父の人となりは父に習った生徒さん達の証言を聞くしかありません。良く「馬場先生の授業は楽しかった」と聞きます。私は私人としての父しか知らないので「学校の先生」としての接点がなかった。家庭人としての父に怒られるとひどく怖かった。嘘は一切許されなかった。一番嫌いな事はどこかに遠足・旅行等に行くと必ず「文章に書いておけ」と殆ど命令したものだ。書こうと思っているのに降圧的言われると緊張もし委縮もしてしまう。
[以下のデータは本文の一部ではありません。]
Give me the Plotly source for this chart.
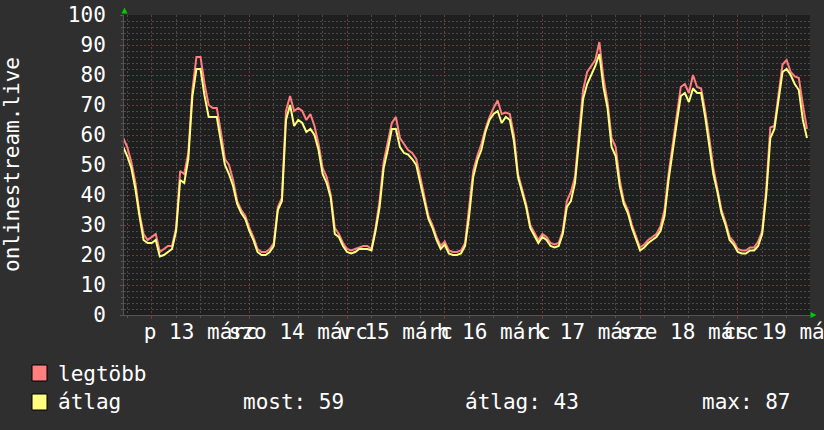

このような心理を理解してはくれなかった。多分父は教師(先生)であればもっと優しく接してくれたのだろうと思います。自分の家族には家長としての父親としてきつく接したのだろうと今になって思います。ですから父は私には決して優しい先生ではありませんでした。家にいる父は小うるさい父親でしかありませんでした。留守中に父の部屋へこっそり入って書架を眺め父の机にある万年筆を触ったりすると後で「触ったなら元通りに」などメモを残していました。小うるさいと感じたものです。ですが教育方針は「自学自習」余り丸暗記はさせなかった。生活も自主的に、放任に近かった。絵を描いたり友達と遊んだりは応援してくれていたよう。一人一人の個性を伸ばすよう心を砕いていたよう。虫が好きでいつも遅刻のX君、道端で虫に夢中になり遅刻でも決して怒りませんでした。その代わり虫の話を皆の前でさせてクラスの友達と共有させたようです。皆に順番が回るよう回覧形式でクラス日記を付けさせていました。父兄たちも目を通しクラス全員で授業に参加していたようです。
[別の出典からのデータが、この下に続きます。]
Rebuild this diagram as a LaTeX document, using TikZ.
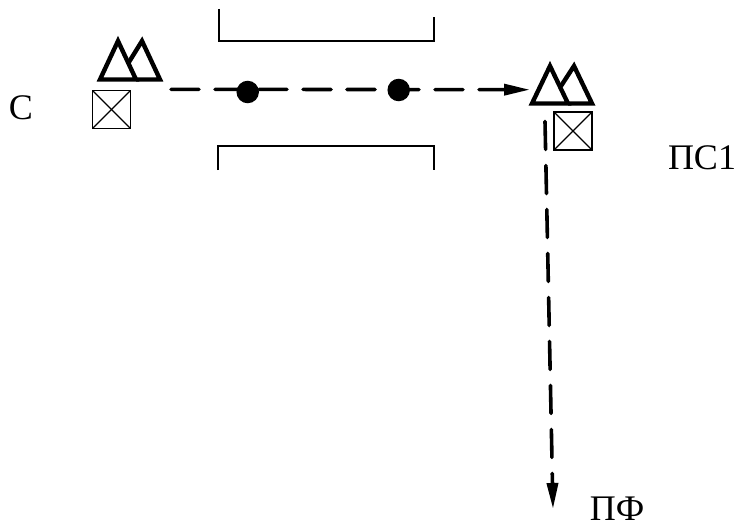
\documentclass[tikz,border=0pt]{standalone}
\usepackage{fontspec}
\setmainfont{Liberation Serif}
\usetikzlibrary{arrows.meta}

\begin{document}
\begin{tikzpicture}[x=1pt,y=-1pt,
    mark label/.style={inner sep=0pt,font=\fontsize{36}{36}\selectfont},
    tri/.style={line width=4.4pt,miter limit=6,line join=miter},
    box/.style={draw,line width=1.7pt,minimum size=38pt,inner sep=0pt,outer sep=0pt},
    dot/.style={circle,fill=black,minimum size=22.5pt,inner sep=0pt},
    wall/.style={line width=1.5pt},
    route/.style={line width=3.6pt,line cap=round,dash pattern=on 28pt off 16pt,
      -{Stealth[length=26pt,width=11pt,inset=0pt]}}]
    \useasboundingbox (0,0) rectangle (739,527);
    % labels
    \node[mark label] (src) at (21,108) {С};
    \node[mark label] (post) at (702,158) {ПС1};
    \node[mark label] (field) at (617,508.5) {ПФ};
    % boxes
    \node[box] (srcbox) at (111.5,109.5) {};
    \node[box] (postbox) at (573,131) {};
    \draw[line width=1.3pt] (srcbox.north west) -- (srcbox.south east);
    \draw[line width=1.3pt] (srcbox.north east) -- (srcbox.south west);
    \draw[line width=1.3pt] (postbox.north west) -- (postbox.south east);
    \draw[line width=1.3pt] (postbox.north east) -- (postbox.south west);
    % triangles
    \draw[tri] (100,79.5) -- (118,41) -- (136,79.5) -- cycle;
    \draw[tri] (129,62) -- (142,41) -- (160,79.5) -- (136,79.5);
    \draw[tri] (532,103.5) -- (550,66) -- (568,103.5) -- cycle;
    \draw[tri] (561,86) -- (574,66) -- (592,103.5) -- (568,103.5);
    % walls
    \coordinate (wall1a) at (219,9);
    \coordinate (wall1b) at (219,41);
    \coordinate (wall1c) at (434,41);
    \coordinate (wall1d) at (434,17);
    \coordinate (wall2a) at (218,170);
    \coordinate (wall2b) at (218,146);
    \coordinate (wall2c) at (434,146);
    \coordinate (wall2d) at (434,170);
    \draw[wall] (wall1a) -- (wall1b) -- (wall1c) -- (wall1d);
    \draw[wall] (wall2a) -- (wall2b) -- (wall2c) -- (wall2d);
    % route
    \coordinate (r0) at (171,89.3);
    \coordinate (r1) at (530,89.7);
    \coordinate (r2) at (545,121.5);
    \coordinate (r3) at (553,509);
    \draw[route] (r0) -- (r1);
    \draw[route] (r2) -- (r3);
    \node[dot] (ball1) at (247.7,92) {};
    \node[dot] (ball2) at (398.7,90) {};
\end{tikzpicture}
\end{document}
本を読むのが好きな子たちはグループになって読書会をしたり「・・・ごっこ」など皆で工夫して劇を作ったりした。その他能役者の息子は家に早く帰宅し毎日猛練習、後に無形文化財保持者となった。ある子はバイオリン奏者になりカナダで活躍し、数年に1度帰国し父に会いにきた。ある子はワインのシュバリエ(フランスで大変の難関を突破し)になったそう。眠っている才能を伸び伸び育てるのは父の生き甲斐であったよう。
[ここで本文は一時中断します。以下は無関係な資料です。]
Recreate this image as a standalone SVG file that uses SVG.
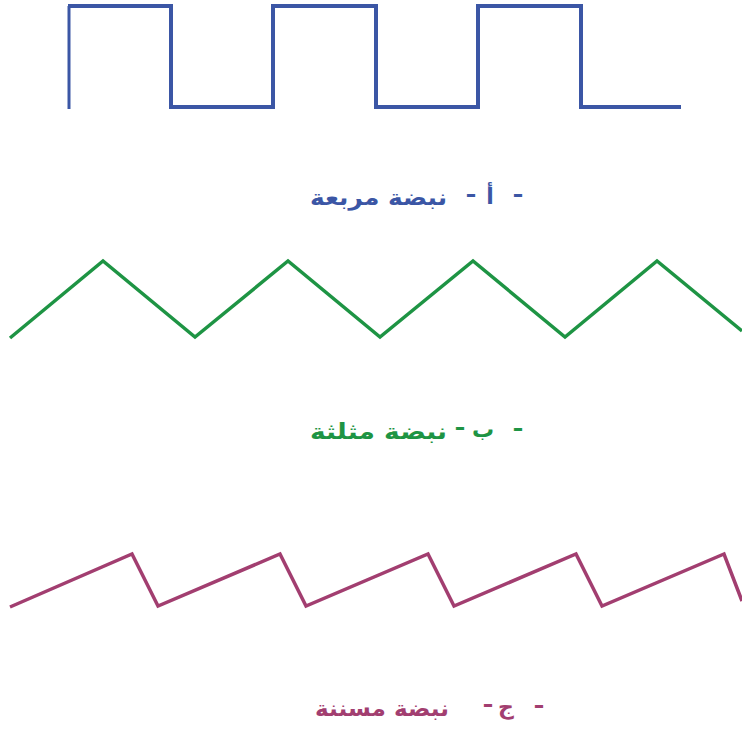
<svg xmlns="http://www.w3.org/2000/svg" width="742" height="732" viewBox="0 0 742 732">
<style>
.w{fill:none;stroke-linejoin:miter;stroke-linecap:butt}
.t{font-family:"DejaVu Sans",sans-serif;font-weight:bold;font-size:22px}
.d{font-family:"DejaVu Sans",sans-serif;font-weight:bold;font-size:22px;text-anchor:middle}
.b{fill:#3b56a5}.g{fill:#1e9444}.m{fill:#a23e70}
</style>
<rect width="742" height="732" fill="#fff"/>
<g id="square-wave">
<line x1="69" y1="109" x2="69" y2="6" stroke="#3b56a5" stroke-width="3"/>
<polyline class="w" stroke="#3b56a5" stroke-width="4" points="68,6 171,6 171,107 273,107 273,6 376,6 376,107 478,107 478,6 581,6 581,107 681,107"/>
<g id="label-a">
<text class="d b" x="518" y="202" textLength="11" lengthAdjust="spacingAndGlyphs">-</text>
<text class="t b" x="490" y="204" text-anchor="middle">أ</text>
<text class="d b" x="471" y="202" textLength="11" lengthAdjust="spacingAndGlyphs">-</text>
<text class="t b" x="447" y="205" text-anchor="end" textLength="137" lengthAdjust="spacingAndGlyphs">نبضة مربعة</text>
</g>
</g>
<g id="triangle-wave">
<polyline class="w" stroke="#1e9444" stroke-width="3.5" points="10,338 103,261 195,337 288,261 380,337 473,261 565,337 657,261 742,331"/>
<g id="label-b">
<text class="d g" x="518" y="436" textLength="11" lengthAdjust="spacingAndGlyphs">-</text>
<text class="t g" x="483" y="437" text-anchor="middle">ب</text>
<text class="d g" x="460" y="435" textLength="11" lengthAdjust="spacingAndGlyphs">-</text>
<text class="t g" x="447" y="439" text-anchor="end" textLength="137" lengthAdjust="spacingAndGlyphs">نبضة مثلثة</text>
</g>
</g>
<g id="sawtooth-wave">
<polyline class="w" stroke="#a23e70" stroke-width="3.5" points="10,607 132,554 158,606 280,554 306,606 428,554 454,606 576,554 602,606 724,554 742,601"/>
<g id="label-c">
<text class="d m" x="539" y="713" textLength="11" lengthAdjust="spacingAndGlyphs">-</text>
<text class="t m" x="506" y="714" text-anchor="middle">ج</text>
<text class="d m" x="488" y="712" textLength="11" lengthAdjust="spacingAndGlyphs">-</text>
<text class="t m" x="449" y="716" text-anchor="end" textLength="134" lengthAdjust="spacingAndGlyphs">نبضة مسننة</text>
</g>
</g>
</svg>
唐突だが我が小さな家はの周りにはキャベツ畑、麦畑、菜の花畑、胡麻畑などの畑があり春には白い紋白蝶がひらひらと舞った。古い写真が残っているが谷内六郎の絵を彷彿とさせる長閑な田園風景であった。家の前の300坪ほどの原っぱはススキで覆われ子供達の格好の遊び場であった。バッタ、カマキリ、カブトムシ、(夏には)アブラゼミ等は皆我々の遊び友達。車の数も少なかったから廃棄ガスの匂いもしなかった。空気は綺麗で心地良かった。小田急線も通っていたが村の道路はまだ舗装されておらず雨が降るとぬかるんだ。今(令和6年)の便利な生活に慣れた我々には厄介である。我が家から祖師谷駅までの2キロほどの道路沿いには米屋、酒屋、魚屋、味噌屋、洗濯屋、八百屋、靴屋、煎餅屋、下駄屋、傘屋、牛乳屋、氷屋、おもちゃ屋、御菓子屋、本屋、蕎麦屋、豆腐屋、おでん屋、風呂屋、パチンコ屋などが軒並み並んでいた。若かった店長も今では引退し息子達が店長になっている。世代交代なのだ。大手のスーパーに小店舗は吸収されてしまっている。店長と顔馴染みでも昔話に花が咲くこともない。昔の話が出来る顔馴染みももう少ない。寂しい街になった。きっとどこでもそう。良き時代は夢のように消えた。